Set exercise:
How many lines in this material include the string "matplotlib"? Answer with the number and nothing further.

Available data:

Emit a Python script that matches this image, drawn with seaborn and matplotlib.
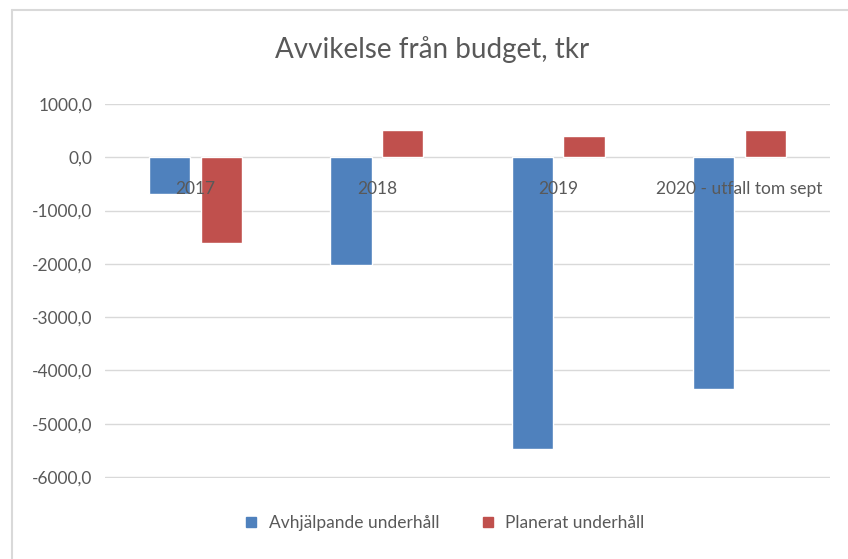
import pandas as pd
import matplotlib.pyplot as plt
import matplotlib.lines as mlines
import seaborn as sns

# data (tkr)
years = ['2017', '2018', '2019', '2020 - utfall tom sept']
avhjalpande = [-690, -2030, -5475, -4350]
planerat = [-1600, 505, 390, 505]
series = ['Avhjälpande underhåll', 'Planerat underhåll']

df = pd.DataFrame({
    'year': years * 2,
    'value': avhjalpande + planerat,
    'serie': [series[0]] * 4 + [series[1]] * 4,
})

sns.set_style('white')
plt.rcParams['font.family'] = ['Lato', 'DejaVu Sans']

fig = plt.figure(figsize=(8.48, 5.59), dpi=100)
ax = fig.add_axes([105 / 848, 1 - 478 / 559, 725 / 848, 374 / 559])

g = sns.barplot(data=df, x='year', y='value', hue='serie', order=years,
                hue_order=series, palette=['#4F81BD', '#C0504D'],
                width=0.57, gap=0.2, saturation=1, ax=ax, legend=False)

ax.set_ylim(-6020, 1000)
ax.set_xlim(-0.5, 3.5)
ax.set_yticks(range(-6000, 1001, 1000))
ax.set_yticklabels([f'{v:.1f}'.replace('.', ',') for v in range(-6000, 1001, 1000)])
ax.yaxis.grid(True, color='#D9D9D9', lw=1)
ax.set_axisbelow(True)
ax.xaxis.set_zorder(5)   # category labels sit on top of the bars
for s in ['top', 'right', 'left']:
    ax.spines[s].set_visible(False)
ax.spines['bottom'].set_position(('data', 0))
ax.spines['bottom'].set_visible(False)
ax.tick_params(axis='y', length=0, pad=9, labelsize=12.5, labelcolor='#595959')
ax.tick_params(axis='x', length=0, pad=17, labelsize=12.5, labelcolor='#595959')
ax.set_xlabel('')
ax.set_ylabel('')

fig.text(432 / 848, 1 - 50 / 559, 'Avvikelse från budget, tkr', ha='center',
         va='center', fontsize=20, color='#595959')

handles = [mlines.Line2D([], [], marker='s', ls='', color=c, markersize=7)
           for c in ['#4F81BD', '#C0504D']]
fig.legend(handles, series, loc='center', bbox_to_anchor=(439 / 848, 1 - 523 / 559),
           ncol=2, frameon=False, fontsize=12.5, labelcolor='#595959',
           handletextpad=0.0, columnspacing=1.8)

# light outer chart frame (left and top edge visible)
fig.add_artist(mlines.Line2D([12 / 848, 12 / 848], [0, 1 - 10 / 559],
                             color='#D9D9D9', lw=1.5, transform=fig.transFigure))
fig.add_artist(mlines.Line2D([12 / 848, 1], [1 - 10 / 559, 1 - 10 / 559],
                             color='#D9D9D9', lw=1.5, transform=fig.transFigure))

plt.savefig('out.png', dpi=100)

Answer for the task:
3